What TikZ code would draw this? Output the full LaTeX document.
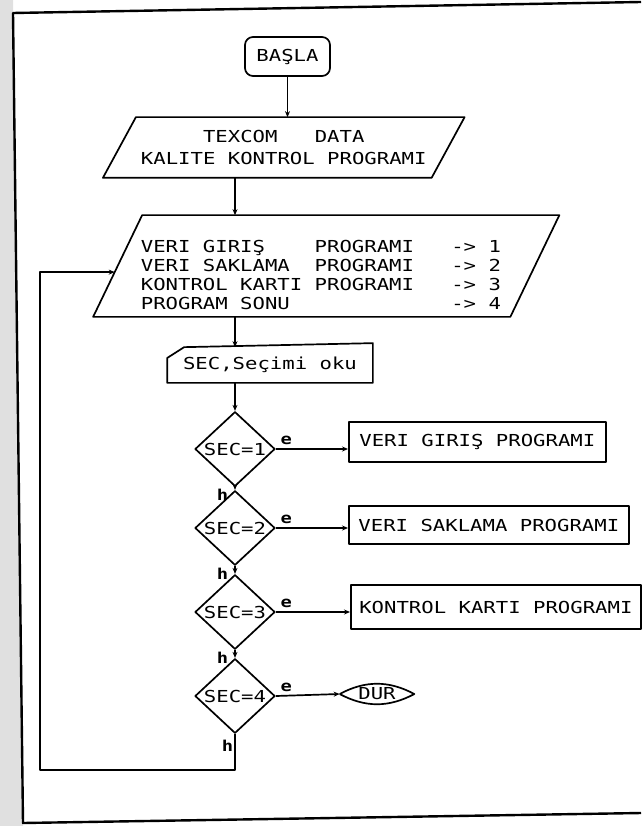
\documentclass[tikz,border=0pt]{standalone}
\usepackage{fontspec}
\newfontfamily\dm[FakeStretch=1.25]{DejaVu Sans Mono}
\usetikzlibrary{arrows.meta,shapes.geometric,calc}
\begin{document}
\begin{tikzpicture}[x=1pt,y=-1pt, line width=1.7pt, line join=round,
  txt/.style={font=\dm\fontsize{16.5}{19}\selectfont, inner sep=0pt},
  arr/.style={-{Stealth[length=6pt,width=5pt]}},
  dec/.style={diamond, draw, txt, minimum width=80pt, minimum height=72pt, inner sep=0pt},
  pbox/.style={rectangle, draw, txt, anchor=west},
  lab/.style={font=\dm\bfseries\fontsize{15}{15}\selectfont, inner sep=0pt}]
\useasboundingbox (0,0) rectangle (641,826);
\fill[white] (0,0) rectangle (641,826);
\fill[black!12] (0,0) -- (13,0) -- (13,13) -- (23,823) -- (23,826) -- (0,826) -- cycle;
% page frame
\draw[line width=2.4pt] (641,2) -- (13,13) -- (23,823) -- (641,813);

% start
\node[txt, draw, rounded corners=8pt, minimum width=85pt, minimum height=39pt] (basla) at (287.5,56.5) {BAŞLA};

% header parallelogram
\node[txt, align=center, font=\dm\fontsize{16.5}{22}\selectfont, minimum width=327pt, minimum height=59pt] (p1) at (283.75,147.5) {TEXCOM\ \ \ DATA\\KALITE KONTROL PROGRAMI};
\draw ([xshift=16.5pt]p1.north west) -- ([xshift=16.5pt]p1.north east) -- ([xshift=-16.5pt]p1.south east) -- ([xshift=-16.5pt]p1.south west) -- cycle;

% menu parallelogram
\node[minimum width=415.5pt, minimum height=100pt, inner sep=0pt] (p2) at (326.25,266) {};
\draw ([xshift=24.5pt]p2.north west) -- ([xshift=24.5pt]p2.north east) -- ([xshift=-24.5pt]p2.south east) -- ([xshift=-24.5pt]p2.south west) -- cycle;
\node[txt, align=left, font=\dm\fontsize{16.5}{18.7}\selectfont, anchor=west] (p2t) at (140,275) {VERI GIRIŞ\ \ \ \ PROGRAMI\ \ \ ->\ 1\\VERI SAKLAMA\ \ PROGRAMI\ \ \ ->\ 2\\KONTROL KARTI\ PROGRAMI\ \ \ ->\ 3\\PROGRAM SONU\ \ \ \ \ \ \ \ \ \ \ \ \ ->\ 4};
\coordinate (p2in) at ($([xshift=-24.5pt]p2.south west)!0.44!([xshift=24.5pt]p2.north west)$);

% manual input
\node[txt, minimum width=204pt, minimum height=34pt] (sec) at (270,365) {SEC,Seçimi oku};
\draw (sec.south west) -- ([yshift=7pt]sec.west) -- ([xshift=17pt]sec.north west) -- ([yshift=4pt]sec.north east) -- (sec.south east) -- cycle;

% decisions
\node[dec] (d1) at (235,449) {SEC=1};
\node[dec] (d2) at (235,528) {SEC=2};
\node[dec] (d3) at (235,612) {SEC=3};
\node[dec] (d4) at (235,696) {SEC=4};

% process boxes
\node[pbox, minimum width=257pt, minimum height=40pt] (b1) at (348,442) {VERI GIRIŞ PROGRAMI};
\node[pbox, minimum width=280pt, minimum height=38pt] (b2) at (348,525) {VERI SAKLAMA PROGRAMI};
\node[pbox, minimum width=290pt, minimum height=44pt] (b3) at (350,607) {KONTROL KARTI PROGRAMI};

% stop
\node[txt, minimum width=73pt, minimum height=28pt] (dur) at (377,694) {DUR};
\draw (dur.west) to[bend left=28] (dur.east) to[bend left=28] (dur.west);

% flow
\draw[arr] (basla.south) -- (basla.south |- p1.north);
\draw[arr] (p1.south -| d1.north) -- (p2.north -| d1.north);
\draw[arr] (p2.south -| d1.north) -- (sec.north -| d1.north);
\draw[arr] (sec.south -| d1.north) -- (d1.north);
\draw[arr] (d1.south) -- (d2.north);
\draw[arr] (d2.south) -- (d3.north);
\draw[arr] (d3.south) -- (d4.north);

\draw[arr] (d1.east) -- (d1.east -| b1.west);
\draw[arr] (d2.east) -- (d2.east -| b2.west);
\draw[arr] (d3.east) -- (d3.east -| b3.west);
\draw[arr] (d4.east) -- (dur.west);

\coordinate (lb) at (40,770);
\draw[arr] (d4.south) |- (lb) |- (p2in);

% labels
\foreach \d in {d1,d2,d3,d4}{
  \node[lab, anchor=south west] at ([xshift=4pt,yshift=3pt]\d.east) {e};
}
\foreach \d in {d1,d2,d3}{
  \node[lab, anchor=east] at ([xshift=-6pt,yshift=-8pt]\d.south) {h};
}
\node[lab, anchor=east] at ([xshift=-1pt,yshift=-12pt]d4.south) {h};
\end{tikzpicture}
\end{document}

Problem to solve. Working from the material above, transcribe it exactly while omitting pictures.

Solution to this problem.
What TikZ code would draw this? Output the full LaTeX document.
\documentclass[tikz,border=0pt]{standalone}
\usepackage{fontspec}
\newfontfamily\dm[FakeStretch=1.25]{DejaVu Sans Mono}
\usetikzlibrary{arrows.meta,shapes.geometric,calc}
\begin{document}
\begin{tikzpicture}[x=1pt,y=-1pt, line width=1.7pt, line join=round,
  txt/.style={font=\dm\fontsize{16.5}{19}\selectfont, inner sep=0pt},
  arr/.style={-{Stealth[length=6pt,width=5pt]}},
  dec/.style={diamond, draw, txt, minimum width=80pt, minimum height=72pt, inner sep=0pt},
  pbox/.style={rectangle, draw, txt, anchor=west},
  lab/.style={font=\dm\bfseries\fontsize{15}{15}\selectfont, inner sep=0pt}]
\useasboundingbox (0,0) rectangle (641,826);
\fill[white] (0,0) rectangle (641,826);
\fill[black!12] (0,0) -- (13,0) -- (13,13) -- (23,823) -- (23,826) -- (0,826) -- cycle;
% page frame
\draw[line width=2.4pt] (641,2) -- (13,13) -- (23,823) -- (641,813);

% start
\node[txt, draw, rounded corners=8pt, minimum width=85pt, minimum height=39pt] (basla) at (287.5,56.5) {BAŞLA};

% header parallelogram
\node[txt, align=center, font=\dm\fontsize{16.5}{22}\selectfont, minimum width=327pt, minimum height=59pt] (p1) at (283.75,147.5) {TEXCOM\ \ \ DATA\\KALITE KONTROL PROGRAMI};
\draw ([xshift=16.5pt]p1.north west) -- ([xshift=16.5pt]p1.north east) -- ([xshift=-16.5pt]p1.south east) -- ([xshift=-16.5pt]p1.south west) -- cycle;

% menu parallelogram
\node[minimum width=415.5pt, minimum height=100pt, inner sep=0pt] (p2) at (326.25,266) {};
\draw ([xshift=24.5pt]p2.north west) -- ([xshift=24.5pt]p2.north east) -- ([xshift=-24.5pt]p2.south east) -- ([xshift=-24.5pt]p2.south west) -- cycle;
\node[txt, align=left, font=\dm\fontsize{16.5}{18.7}\selectfont, anchor=west] (p2t) at (140,275) {VERI GIRIŞ\ \ \ \ PROGRAMI\ \ \ ->\ 1\\VERI SAKLAMA\ \ PROGRAMI\ \ \ ->\ 2\\KONTROL KARTI\ PROGRAMI\ \ \ ->\ 3\\PROGRAM SONU\ \ \ \ \ \ \ \ \ \ \ \ \ ->\ 4};
\coordinate (p2in) at ($([xshift=-24.5pt]p2.south west)!0.44!([xshift=24.5pt]p2.north west)$);

% manual input
\node[txt, minimum width=204pt, minimum height=34pt] (sec) at (270,365) {SEC,Seçimi oku};
\draw (sec.south west) -- ([yshift=7pt]sec.west) -- ([xshift=17pt]sec.north west) -- ([yshift=4pt]sec.north east) -- (sec.south east) -- cycle;

% decisions
\node[dec] (d1) at (235,449) {SEC=1};
\node[dec] (d2) at (235,528) {SEC=2};
\node[dec] (d3) at (235,612) {SEC=3};
\node[dec] (d4) at (235,696) {SEC=4};

% process boxes
\node[pbox, minimum width=257pt, minimum height=40pt] (b1) at (348,442) {VERI GIRIŞ PROGRAMI};
\node[pbox, minimum width=280pt, minimum height=38pt] (b2) at (348,525) {VERI SAKLAMA PROGRAMI};
\node[pbox, minimum width=290pt, minimum height=44pt] (b3) at (350,607) {KONTROL KARTI PROGRAMI};

% stop
\node[txt, minimum width=73pt, minimum height=28pt] (dur) at (377,694) {DUR};
\draw (dur.west) to[bend left=28] (dur.east) to[bend left=28] (dur.west);

% flow
\draw[arr] (basla.south) -- (basla.south |- p1.north);
\draw[arr] (p1.south -| d1.north) -- (p2.north -| d1.north);
\draw[arr] (p2.south -| d1.north) -- (sec.north -| d1.north);
\draw[arr] (sec.south -| d1.north) -- (d1.north);
\draw[arr] (d1.south) -- (d2.north);
\draw[arr] (d2.south) -- (d3.north);
\draw[arr] (d3.south) -- (d4.north);

\draw[arr] (d1.east) -- (d1.east -| b1.west);
\draw[arr] (d2.east) -- (d2.east -| b2.west);
\draw[arr] (d3.east) -- (d3.east -| b3.west);
\draw[arr] (d4.east) -- (dur.west);

\coordinate (lb) at (40,770);
\draw[arr] (d4.south) |- (lb) |- (p2in);

% labels
\foreach \d in {d1,d2,d3,d4}{
  \node[lab, anchor=south west] at ([xshift=4pt,yshift=3pt]\d.east) {e};
}
\foreach \d in {d1,d2,d3}{
  \node[lab, anchor=east] at ([xshift=-6pt,yshift=-8pt]\d.south) {h};
}
\node[lab, anchor=east] at ([xshift=-1pt,yshift=-12pt]d4.south) {h};
\end{tikzpicture}
\end{document}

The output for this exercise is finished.